Category Description
Injection / Bypass / Traversal Attacker-controlled input reaches sensitive operations
Silent Corruption Data modified or lost without error or notification
Environment Divergence Behavior differs between dev/staging/production
Hidden Dependency Implicit coupling that breaks under change
Human Error Amplification Design makes mistakes easy and recovery hard
Unverifiable Behavior Cannot confirm correctness through testing alone

Rank patterns by frequency x blast_radius x detection_difficulty.

3. Safe Standard Definition

For each forbidden pattern, define the approved safe alternative: the prohibited practice, the approved pattern, the required abstraction (common layer or wrapper), the minimum contract test, the static rule candidate, and the review checkpoint.

4. Safe Default Decision

Establish project-wide safe defaults:

Area Default
Query construction ORM / parameterized queries only; raw SQL prohibited
Authorization Deny-by-default; every endpoint requires explicit permission
File operations Service-layer abstraction only; no direct path construction
Persistence confirmation UI success message only after persistence is confirmed
DateTime handling UTC-aware normalization at persistence boundary
Dependency loading Explicit injection; no implicit service locator or global state

Each default includes an escape hatch (how to override when genuinely needed) and an enforcement mechanism.

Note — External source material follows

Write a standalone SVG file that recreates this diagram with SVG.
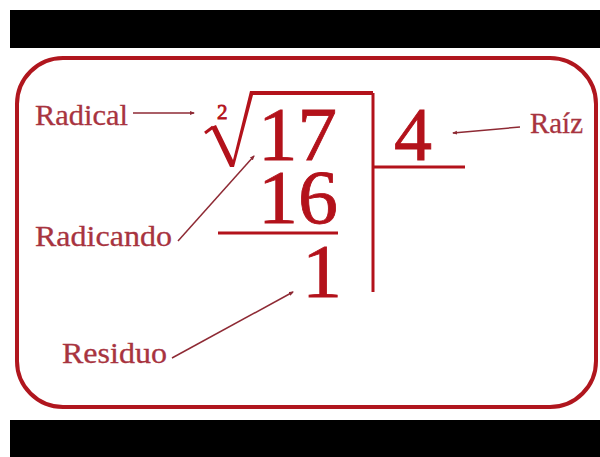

5. Common Layer and Exception Design

Design shared infrastructure that makes safe defaults easy. Define exception conditions classified by approval level: review-required (peer review), approval-required (tech lead/security sign-off), and prohibited (no exception allowed).

6. Operational Rule Deployment

Convert standards into enforceable rules: lint/semgrep rule candidates, coding standard entries, review checklist addendum, and a phased rollout plan (Warning -> Error -> Codebase-wide enforcement).

Key Outputs

Deliverable Content
Safe Pattern Catalog Approved patterns per category with rationale
Forbidden Pattern List Anti-patterns with danger classification and alternatives
Common Layer Design Shared services and abstraction recommendations
Static Rule Candidate List Lint/semgrep rule proposals with false positive assessment
Exception Handling Rule Deviation approval conditions and procedures
Review Checklist Addendum Additions to existing code review checklists

Resources

Resource Type Purpose
references/safe_pattern_catalog.md Reference Safe patterns by category
references/forbidden_patterns.md Reference Forbidden patterns with danger classification
references/boundary_hardening_guide.md Reference Boundary-specific hardening techniques
references/static_rule_design_guide.md Reference Static analysis rule design
references/exception_policy.md Reference Exception conditions and approval levels
assets/safe_standard_template.md Template Per-rule documentation
assets/forbidden_to_safe_mapping_template.md Template Forbidden-to-safe mapping table
assets/static_rule_candidate_template.md Template Static analysis rule specification
assets/architecture_decision_record_template.md Template Architecture Decision Record

Best Practices

  • Make the safe way the easy way – if the safe pattern requires more effort than the dangerous one, adoption will fail. Design wrappers that are more convenient than raw access.
  • Forbid, do not discourage – “Prefer ORM” is ignored; “Raw SQL triggers CI failure” is enforced. Use enforcement mechanisms, not suggestions.
  • Pair every prohibition with an alternative – a forbidden pattern list without approved alternatives creates frustration and workarounds.
  • Adopt incrementally – start with the 3-5 highest-frequency, highest-impact rules (they typically cover 80% of recurring defects). Roll out as warnings first, then errors, then codebase-wide enforcement.
  • Expect exceptions – zero exceptions usually means the rules are too loose. Every exception must be documented in code and tracked via ADR.